PROBLEM STATEMENT:
Work out how many lines have "recreates" in them. Give only that number.

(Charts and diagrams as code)
========================================
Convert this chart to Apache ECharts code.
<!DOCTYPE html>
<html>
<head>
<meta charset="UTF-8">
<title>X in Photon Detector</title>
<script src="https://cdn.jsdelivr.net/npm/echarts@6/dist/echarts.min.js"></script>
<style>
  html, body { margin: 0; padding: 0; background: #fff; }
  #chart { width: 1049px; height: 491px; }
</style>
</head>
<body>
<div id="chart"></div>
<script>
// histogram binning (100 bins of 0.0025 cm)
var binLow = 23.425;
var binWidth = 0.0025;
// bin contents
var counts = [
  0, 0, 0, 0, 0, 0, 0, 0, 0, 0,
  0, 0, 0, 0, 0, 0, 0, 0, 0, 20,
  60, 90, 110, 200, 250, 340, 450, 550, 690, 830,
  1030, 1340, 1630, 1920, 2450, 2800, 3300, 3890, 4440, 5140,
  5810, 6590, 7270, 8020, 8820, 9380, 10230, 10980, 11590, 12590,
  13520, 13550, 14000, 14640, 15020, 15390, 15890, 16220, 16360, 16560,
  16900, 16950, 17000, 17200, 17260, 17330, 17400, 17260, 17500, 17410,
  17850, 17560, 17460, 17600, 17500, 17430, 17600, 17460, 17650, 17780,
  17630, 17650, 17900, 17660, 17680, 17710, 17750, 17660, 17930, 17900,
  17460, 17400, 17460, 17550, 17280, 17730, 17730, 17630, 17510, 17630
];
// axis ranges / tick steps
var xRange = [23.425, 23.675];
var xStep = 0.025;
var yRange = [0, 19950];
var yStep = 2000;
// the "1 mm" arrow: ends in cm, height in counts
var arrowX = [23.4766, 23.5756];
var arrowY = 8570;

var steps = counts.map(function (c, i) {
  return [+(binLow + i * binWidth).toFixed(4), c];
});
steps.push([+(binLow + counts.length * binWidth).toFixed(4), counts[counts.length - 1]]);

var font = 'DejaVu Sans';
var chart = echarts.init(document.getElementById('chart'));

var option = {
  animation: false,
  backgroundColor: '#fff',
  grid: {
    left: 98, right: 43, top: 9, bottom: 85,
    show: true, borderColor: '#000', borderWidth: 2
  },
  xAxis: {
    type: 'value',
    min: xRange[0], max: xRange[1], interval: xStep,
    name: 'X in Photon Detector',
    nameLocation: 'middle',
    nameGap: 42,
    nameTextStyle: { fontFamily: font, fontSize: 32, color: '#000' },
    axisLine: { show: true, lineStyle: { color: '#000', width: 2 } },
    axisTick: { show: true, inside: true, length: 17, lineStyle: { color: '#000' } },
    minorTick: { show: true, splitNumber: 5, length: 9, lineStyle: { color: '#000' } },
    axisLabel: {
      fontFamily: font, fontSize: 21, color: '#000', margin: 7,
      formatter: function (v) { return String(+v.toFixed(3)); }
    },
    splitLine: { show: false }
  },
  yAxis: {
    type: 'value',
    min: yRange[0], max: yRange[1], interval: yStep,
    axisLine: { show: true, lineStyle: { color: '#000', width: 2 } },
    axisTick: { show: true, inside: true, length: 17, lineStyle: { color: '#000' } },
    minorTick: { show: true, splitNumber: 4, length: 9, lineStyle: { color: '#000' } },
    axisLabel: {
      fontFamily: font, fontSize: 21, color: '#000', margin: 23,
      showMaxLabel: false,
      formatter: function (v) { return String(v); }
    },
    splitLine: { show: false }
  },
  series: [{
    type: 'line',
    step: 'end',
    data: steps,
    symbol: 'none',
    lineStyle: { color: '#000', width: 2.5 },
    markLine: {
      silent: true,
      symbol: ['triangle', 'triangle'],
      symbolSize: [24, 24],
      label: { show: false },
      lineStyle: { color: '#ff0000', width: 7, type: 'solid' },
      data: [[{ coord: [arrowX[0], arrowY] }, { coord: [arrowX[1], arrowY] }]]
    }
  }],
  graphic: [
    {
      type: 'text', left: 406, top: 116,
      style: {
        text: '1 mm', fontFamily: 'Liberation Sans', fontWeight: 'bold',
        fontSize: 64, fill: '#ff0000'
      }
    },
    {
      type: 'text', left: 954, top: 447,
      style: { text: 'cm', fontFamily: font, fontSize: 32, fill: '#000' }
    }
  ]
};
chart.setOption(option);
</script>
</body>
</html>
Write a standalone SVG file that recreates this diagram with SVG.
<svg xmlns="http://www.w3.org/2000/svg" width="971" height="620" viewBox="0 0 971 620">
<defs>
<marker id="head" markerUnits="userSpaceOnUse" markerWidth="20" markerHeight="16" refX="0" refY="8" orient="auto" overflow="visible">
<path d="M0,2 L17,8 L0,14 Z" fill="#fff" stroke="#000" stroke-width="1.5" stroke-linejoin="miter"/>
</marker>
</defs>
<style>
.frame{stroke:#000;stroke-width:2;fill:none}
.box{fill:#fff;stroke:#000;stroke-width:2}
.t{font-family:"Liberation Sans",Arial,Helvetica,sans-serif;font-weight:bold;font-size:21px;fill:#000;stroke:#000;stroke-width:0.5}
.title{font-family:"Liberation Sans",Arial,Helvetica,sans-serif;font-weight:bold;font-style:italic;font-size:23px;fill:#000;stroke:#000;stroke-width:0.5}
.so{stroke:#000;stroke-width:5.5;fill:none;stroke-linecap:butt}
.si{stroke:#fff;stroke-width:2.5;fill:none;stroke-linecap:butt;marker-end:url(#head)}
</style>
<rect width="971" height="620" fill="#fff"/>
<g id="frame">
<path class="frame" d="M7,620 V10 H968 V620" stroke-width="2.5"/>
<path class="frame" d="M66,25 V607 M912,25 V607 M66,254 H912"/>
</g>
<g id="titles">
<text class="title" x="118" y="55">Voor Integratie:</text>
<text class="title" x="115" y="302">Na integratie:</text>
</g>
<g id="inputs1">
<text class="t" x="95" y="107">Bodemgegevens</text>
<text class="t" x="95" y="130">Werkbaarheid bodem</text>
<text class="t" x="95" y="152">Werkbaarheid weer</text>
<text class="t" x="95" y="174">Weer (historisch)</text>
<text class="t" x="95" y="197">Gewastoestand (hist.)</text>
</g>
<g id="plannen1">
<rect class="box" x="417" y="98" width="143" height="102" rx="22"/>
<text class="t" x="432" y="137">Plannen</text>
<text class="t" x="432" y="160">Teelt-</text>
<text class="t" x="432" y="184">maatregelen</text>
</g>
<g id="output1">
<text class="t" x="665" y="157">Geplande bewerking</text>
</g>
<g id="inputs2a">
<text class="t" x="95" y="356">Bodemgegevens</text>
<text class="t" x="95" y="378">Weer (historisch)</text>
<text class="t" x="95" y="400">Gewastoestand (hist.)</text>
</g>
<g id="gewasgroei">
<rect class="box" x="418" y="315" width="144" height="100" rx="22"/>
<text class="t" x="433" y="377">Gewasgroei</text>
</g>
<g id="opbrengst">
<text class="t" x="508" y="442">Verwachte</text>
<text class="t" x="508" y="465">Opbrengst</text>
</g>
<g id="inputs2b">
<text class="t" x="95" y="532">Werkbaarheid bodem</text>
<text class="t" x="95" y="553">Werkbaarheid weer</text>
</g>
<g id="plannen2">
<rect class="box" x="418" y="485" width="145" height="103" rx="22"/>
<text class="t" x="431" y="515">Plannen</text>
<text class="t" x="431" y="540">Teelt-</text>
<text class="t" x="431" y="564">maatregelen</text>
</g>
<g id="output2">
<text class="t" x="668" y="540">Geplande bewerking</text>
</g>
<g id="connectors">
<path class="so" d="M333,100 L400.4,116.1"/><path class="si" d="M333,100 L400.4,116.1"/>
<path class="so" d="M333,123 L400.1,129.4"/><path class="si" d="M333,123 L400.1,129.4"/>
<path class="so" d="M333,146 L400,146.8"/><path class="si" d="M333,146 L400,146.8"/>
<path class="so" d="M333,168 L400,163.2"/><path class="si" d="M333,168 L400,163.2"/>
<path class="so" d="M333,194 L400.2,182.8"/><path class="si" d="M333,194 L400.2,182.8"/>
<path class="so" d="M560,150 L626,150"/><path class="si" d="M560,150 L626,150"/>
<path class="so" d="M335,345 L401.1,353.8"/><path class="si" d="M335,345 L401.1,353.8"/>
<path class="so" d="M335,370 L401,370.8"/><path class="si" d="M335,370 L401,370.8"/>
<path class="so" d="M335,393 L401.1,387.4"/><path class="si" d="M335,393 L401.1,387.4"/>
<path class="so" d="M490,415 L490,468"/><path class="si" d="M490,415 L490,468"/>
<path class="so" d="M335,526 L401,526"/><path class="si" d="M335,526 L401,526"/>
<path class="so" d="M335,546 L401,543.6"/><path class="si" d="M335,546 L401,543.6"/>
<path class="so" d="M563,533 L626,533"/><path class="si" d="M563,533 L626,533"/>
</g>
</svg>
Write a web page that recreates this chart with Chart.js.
========================================
TASK RESULT:
2